#### Data lines

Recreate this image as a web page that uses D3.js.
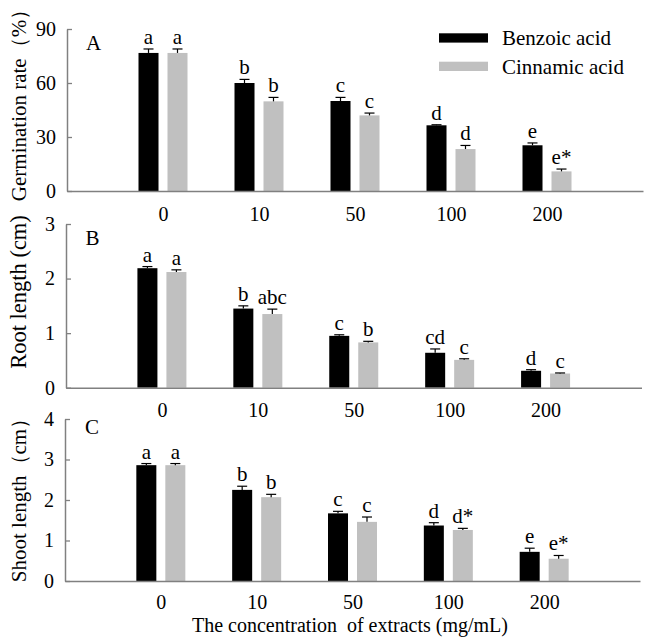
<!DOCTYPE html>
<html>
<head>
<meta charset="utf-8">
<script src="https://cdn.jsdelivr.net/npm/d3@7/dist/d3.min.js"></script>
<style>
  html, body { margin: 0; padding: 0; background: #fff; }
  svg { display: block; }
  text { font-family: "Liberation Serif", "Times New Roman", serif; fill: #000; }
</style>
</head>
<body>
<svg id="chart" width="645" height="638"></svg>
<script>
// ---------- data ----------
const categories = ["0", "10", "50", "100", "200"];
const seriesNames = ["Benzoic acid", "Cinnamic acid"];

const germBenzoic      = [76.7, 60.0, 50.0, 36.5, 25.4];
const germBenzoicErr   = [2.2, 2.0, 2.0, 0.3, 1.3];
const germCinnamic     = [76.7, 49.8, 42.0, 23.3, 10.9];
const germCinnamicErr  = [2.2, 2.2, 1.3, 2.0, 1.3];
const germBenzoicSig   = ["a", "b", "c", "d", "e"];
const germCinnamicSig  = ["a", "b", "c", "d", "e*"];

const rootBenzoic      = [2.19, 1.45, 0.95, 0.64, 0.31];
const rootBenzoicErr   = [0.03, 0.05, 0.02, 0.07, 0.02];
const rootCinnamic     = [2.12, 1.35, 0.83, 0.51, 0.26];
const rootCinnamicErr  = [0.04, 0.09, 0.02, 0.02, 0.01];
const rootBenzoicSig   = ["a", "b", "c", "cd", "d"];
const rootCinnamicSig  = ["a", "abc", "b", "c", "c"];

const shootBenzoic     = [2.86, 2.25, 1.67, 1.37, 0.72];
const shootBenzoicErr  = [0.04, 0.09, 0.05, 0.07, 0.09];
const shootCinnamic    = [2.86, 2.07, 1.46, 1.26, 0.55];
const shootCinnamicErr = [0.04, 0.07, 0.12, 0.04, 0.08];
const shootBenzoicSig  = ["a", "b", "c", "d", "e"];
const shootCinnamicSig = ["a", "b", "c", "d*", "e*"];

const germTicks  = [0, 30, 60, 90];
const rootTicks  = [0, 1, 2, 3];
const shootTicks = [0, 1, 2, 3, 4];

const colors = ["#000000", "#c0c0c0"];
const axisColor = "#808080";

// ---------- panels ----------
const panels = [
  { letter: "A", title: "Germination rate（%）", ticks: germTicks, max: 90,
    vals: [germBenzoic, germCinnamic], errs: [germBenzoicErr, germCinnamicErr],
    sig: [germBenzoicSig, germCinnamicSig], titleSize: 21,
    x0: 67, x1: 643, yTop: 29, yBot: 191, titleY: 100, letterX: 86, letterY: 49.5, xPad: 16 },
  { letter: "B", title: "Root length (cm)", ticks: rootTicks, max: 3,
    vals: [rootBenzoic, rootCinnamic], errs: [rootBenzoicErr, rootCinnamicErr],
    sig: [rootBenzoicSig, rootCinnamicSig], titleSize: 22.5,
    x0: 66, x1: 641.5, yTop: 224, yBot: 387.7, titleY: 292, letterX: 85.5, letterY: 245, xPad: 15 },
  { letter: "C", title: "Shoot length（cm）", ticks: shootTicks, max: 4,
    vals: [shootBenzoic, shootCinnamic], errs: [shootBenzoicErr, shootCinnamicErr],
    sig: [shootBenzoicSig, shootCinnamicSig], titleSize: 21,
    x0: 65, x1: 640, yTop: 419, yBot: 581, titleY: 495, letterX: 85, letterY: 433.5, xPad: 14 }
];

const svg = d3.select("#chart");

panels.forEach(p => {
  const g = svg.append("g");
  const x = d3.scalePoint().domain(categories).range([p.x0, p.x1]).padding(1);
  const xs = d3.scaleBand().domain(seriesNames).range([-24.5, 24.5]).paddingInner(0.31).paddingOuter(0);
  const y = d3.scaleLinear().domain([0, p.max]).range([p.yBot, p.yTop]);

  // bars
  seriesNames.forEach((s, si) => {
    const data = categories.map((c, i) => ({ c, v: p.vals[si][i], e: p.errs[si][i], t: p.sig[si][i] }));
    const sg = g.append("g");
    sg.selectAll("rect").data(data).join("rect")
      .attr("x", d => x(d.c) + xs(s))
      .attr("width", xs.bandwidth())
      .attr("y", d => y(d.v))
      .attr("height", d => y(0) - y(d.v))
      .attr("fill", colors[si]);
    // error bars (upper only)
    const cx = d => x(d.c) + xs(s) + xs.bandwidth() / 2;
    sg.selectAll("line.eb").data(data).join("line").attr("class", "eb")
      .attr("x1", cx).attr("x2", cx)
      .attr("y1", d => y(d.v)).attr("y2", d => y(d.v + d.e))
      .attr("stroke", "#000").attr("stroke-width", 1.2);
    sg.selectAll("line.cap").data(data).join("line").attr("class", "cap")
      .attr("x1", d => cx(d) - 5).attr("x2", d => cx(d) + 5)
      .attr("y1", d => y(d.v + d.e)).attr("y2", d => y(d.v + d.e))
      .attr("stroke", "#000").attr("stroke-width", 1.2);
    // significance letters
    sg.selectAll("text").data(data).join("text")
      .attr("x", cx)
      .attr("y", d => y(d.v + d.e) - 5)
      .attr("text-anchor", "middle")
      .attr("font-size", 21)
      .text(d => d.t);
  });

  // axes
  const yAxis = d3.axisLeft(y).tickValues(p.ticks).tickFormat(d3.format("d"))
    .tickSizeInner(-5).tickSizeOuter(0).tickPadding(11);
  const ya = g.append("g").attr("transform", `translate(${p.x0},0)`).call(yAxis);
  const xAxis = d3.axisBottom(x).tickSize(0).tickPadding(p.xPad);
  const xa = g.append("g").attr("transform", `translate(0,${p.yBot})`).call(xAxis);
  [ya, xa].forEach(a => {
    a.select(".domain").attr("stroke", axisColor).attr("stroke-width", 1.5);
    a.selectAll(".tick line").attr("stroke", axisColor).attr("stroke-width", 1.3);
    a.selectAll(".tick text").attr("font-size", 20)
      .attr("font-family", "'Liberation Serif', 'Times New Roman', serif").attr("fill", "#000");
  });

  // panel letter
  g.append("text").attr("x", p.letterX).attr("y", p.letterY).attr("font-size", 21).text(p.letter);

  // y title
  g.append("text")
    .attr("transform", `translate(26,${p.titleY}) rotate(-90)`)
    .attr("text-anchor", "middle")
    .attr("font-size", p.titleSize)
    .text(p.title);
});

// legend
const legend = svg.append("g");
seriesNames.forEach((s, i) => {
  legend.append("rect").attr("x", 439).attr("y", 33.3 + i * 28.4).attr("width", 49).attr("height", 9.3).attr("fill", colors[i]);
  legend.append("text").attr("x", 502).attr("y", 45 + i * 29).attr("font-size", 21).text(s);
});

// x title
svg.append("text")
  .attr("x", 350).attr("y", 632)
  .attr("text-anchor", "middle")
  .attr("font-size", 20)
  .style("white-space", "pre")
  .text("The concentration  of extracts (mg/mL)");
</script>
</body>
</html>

#### Required work
Omit any images, then output the listing exactly.

#### Task output
Recreate this image as a web page that uses D3.js.
<!DOCTYPE html>
<html>
<head>
<meta charset="utf-8">
<script src="https://cdn.jsdelivr.net/npm/d3@7/dist/d3.min.js"></script>
<style>
  html, body { margin: 0; padding: 0; background: #fff; }
  svg { display: block; }
  text { font-family: "Liberation Serif", "Times New Roman", serif; fill: #000; }
</style>
</head>
<body>
<svg id="chart" width="645" height="638"></svg>
<script>
// ---------- data ----------
const categories = ["0", "10", "50", "100", "200"];
const seriesNames = ["Benzoic acid", "Cinnamic acid"];

const germBenzoic      = [76.7, 60.0, 50.0, 36.5, 25.4];
const germBenzoicErr   = [2.2, 2.0, 2.0, 0.3, 1.3];
const germCinnamic     = [76.7, 49.8, 42.0, 23.3, 10.9];
const germCinnamicErr  = [2.2, 2.2, 1.3, 2.0, 1.3];
const germBenzoicSig   = ["a", "b", "c", "d", "e"];
const germCinnamicSig  = ["a", "b", "c", "d", "e*"];

const rootBenzoic      = [2.19, 1.45, 0.95, 0.64, 0.31];
const rootBenzoicErr   = [0.03, 0.05, 0.02, 0.07, 0.02];
const rootCinnamic     = [2.12, 1.35, 0.83, 0.51, 0.26];
const rootCinnamicErr  = [0.04, 0.09, 0.02, 0.02, 0.01];
const rootBenzoicSig   = ["a", "b", "c", "cd", "d"];
const rootCinnamicSig  = ["a", "abc", "b", "c", "c"];

const shootBenzoic     = [2.86, 2.25, 1.67, 1.37, 0.72];
const shootBenzoicErr  = [0.04, 0.09, 0.05, 0.07, 0.09];
const shootCinnamic    = [2.86, 2.07, 1.46, 1.26, 0.55];
const shootCinnamicErr = [0.04, 0.07, 0.12, 0.04, 0.08];
const shootBenzoicSig  = ["a", "b", "c", "d", "e"];
const shootCinnamicSig = ["a", "b", "c", "d*", "e*"];

const germTicks  = [0, 30, 60, 90];
const rootTicks  = [0, 1, 2, 3];
const shootTicks = [0, 1, 2, 3, 4];

const colors = ["#000000", "#c0c0c0"];
const axisColor = "#808080";

// ---------- panels ----------
const panels = [
  { letter: "A", title: "Germination rate（%）", ticks: germTicks, max: 90,
    vals: [germBenzoic, germCinnamic], errs: [germBenzoicErr, germCinnamicErr],
    sig: [germBenzoicSig, germCinnamicSig], titleSize: 21,
    x0: 67, x1: 643, yTop: 29, yBot: 191, titleY: 100, letterX: 86, letterY: 49.5, xPad: 16 },
  { letter: "B", title: "Root length (cm)", ticks: rootTicks, max: 3,
    vals: [rootBenzoic, rootCinnamic], errs: [rootBenzoicErr, rootCinnamicErr],
    sig: [rootBenzoicSig, rootCinnamicSig], titleSize: 22.5,
    x0: 66, x1: 641.5, yTop: 224, yBot: 387.7, titleY: 292, letterX: 85.5, letterY: 245, xPad: 15 },
  { letter: "C", title: "Shoot length（cm）", ticks: shootTicks, max: 4,
    vals: [shootBenzoic, shootCinnamic], errs: [shootBenzoicErr, shootCinnamicErr],
    sig: [shootBenzoicSig, shootCinnamicSig], titleSize: 21,
    x0: 65, x1: 640, yTop: 419, yBot: 581, titleY: 495, letterX: 85, letterY: 433.5, xPad: 14 }
];

const svg = d3.select("#chart");

panels.forEach(p => {
  const g = svg.append("g");
  const x = d3.scalePoint().domain(categories).range([p.x0, p.x1]).padding(1);
  const xs = d3.scaleBand().domain(seriesNames).range([-24.5, 24.5]).paddingInner(0.31).paddingOuter(0);
  const y = d3.scaleLinear().domain([0, p.max]).range([p.yBot, p.yTop]);

  // bars
  seriesNames.forEach((s, si) => {
    const data = categories.map((c, i) => ({ c, v: p.vals[si][i], e: p.errs[si][i], t: p.sig[si][i] }));
    const sg = g.append("g");
    sg.selectAll("rect").data(data).join("rect")
      .attr("x", d => x(d.c) + xs(s))
      .attr("width", xs.bandwidth())
      .attr("y", d => y(d.v))
      .attr("height", d => y(0) - y(d.v))
      .attr("fill", colors[si]);
    // error bars (upper only)
    const cx = d => x(d.c) + xs(s) + xs.bandwidth() / 2;
    sg.selectAll("line.eb").data(data).join("line").attr("class", "eb")
      .attr("x1", cx).attr("x2", cx)
      .attr("y1", d => y(d.v)).attr("y2", d => y(d.v + d.e))
      .attr("stroke", "#000").attr("stroke-width", 1.2);
    sg.selectAll("line.cap").data(data).join("line").attr("class", "cap")
      .attr("x1", d => cx(d) - 5).attr("x2", d => cx(d) + 5)
      .attr("y1", d => y(d.v + d.e)).attr("y2", d => y(d.v + d.e))
      .attr("stroke", "#000").attr("stroke-width", 1.2);
    // significance letters
    sg.selectAll("text").data(data).join("text")
      .attr("x", cx)
      .attr("y", d => y(d.v + d.e) - 5)
      .attr("text-anchor", "middle")
      .attr("font-size", 21)
      .text(d => d.t);
  });

  // axes
  const yAxis = d3.axisLeft(y).tickValues(p.ticks).tickFormat(d3.format("d"))
    .tickSizeInner(-5).tickSizeOuter(0).tickPadding(11);
  const ya = g.append("g").attr("transform", `translate(${p.x0},0)`).call(yAxis);
  const xAxis = d3.axisBottom(x).tickSize(0).tickPadding(p.xPad);
  const xa = g.append("g").attr("transform", `translate(0,${p.yBot})`).call(xAxis);
  [ya, xa].forEach(a => {
    a.select(".domain").attr("stroke", axisColor).attr("stroke-width", 1.5);
    a.selectAll(".tick line").attr("stroke", axisColor).attr("stroke-width", 1.3);
    a.selectAll(".tick text").attr("font-size", 20)
      .attr("font-family", "'Liberation Serif', 'Times New Roman', serif").attr("fill", "#000");
  });

  // panel letter
  g.append("text").attr("x", p.letterX).attr("y", p.letterY).attr("font-size", 21).text(p.letter);

  // y title
  g.append("text")
    .attr("transform", `translate(26,${p.titleY}) rotate(-90)`)
    .attr("text-anchor", "middle")
    .attr("font-size", p.titleSize)
    .text(p.title);
});

// legend
const legend = svg.append("g");
seriesNames.forEach((s, i) => {
  legend.append("rect").attr("x", 439).attr("y", 33.3 + i * 28.4).attr("width", 49).attr("height", 9.3).attr("fill", colors[i]);
  legend.append("text").attr("x", 502).attr("y", 45 + i * 29).attr("font-size", 21).text(s);
});

// x title
svg.append("text")
  .attr("x", 350).attr("y", 632)
  .attr("text-anchor", "middle")
  .attr("font-size", 20)
  .style("white-space", "pre")
  .text("The concentration  of extracts (mg/mL)");
</script>
</body>
</html>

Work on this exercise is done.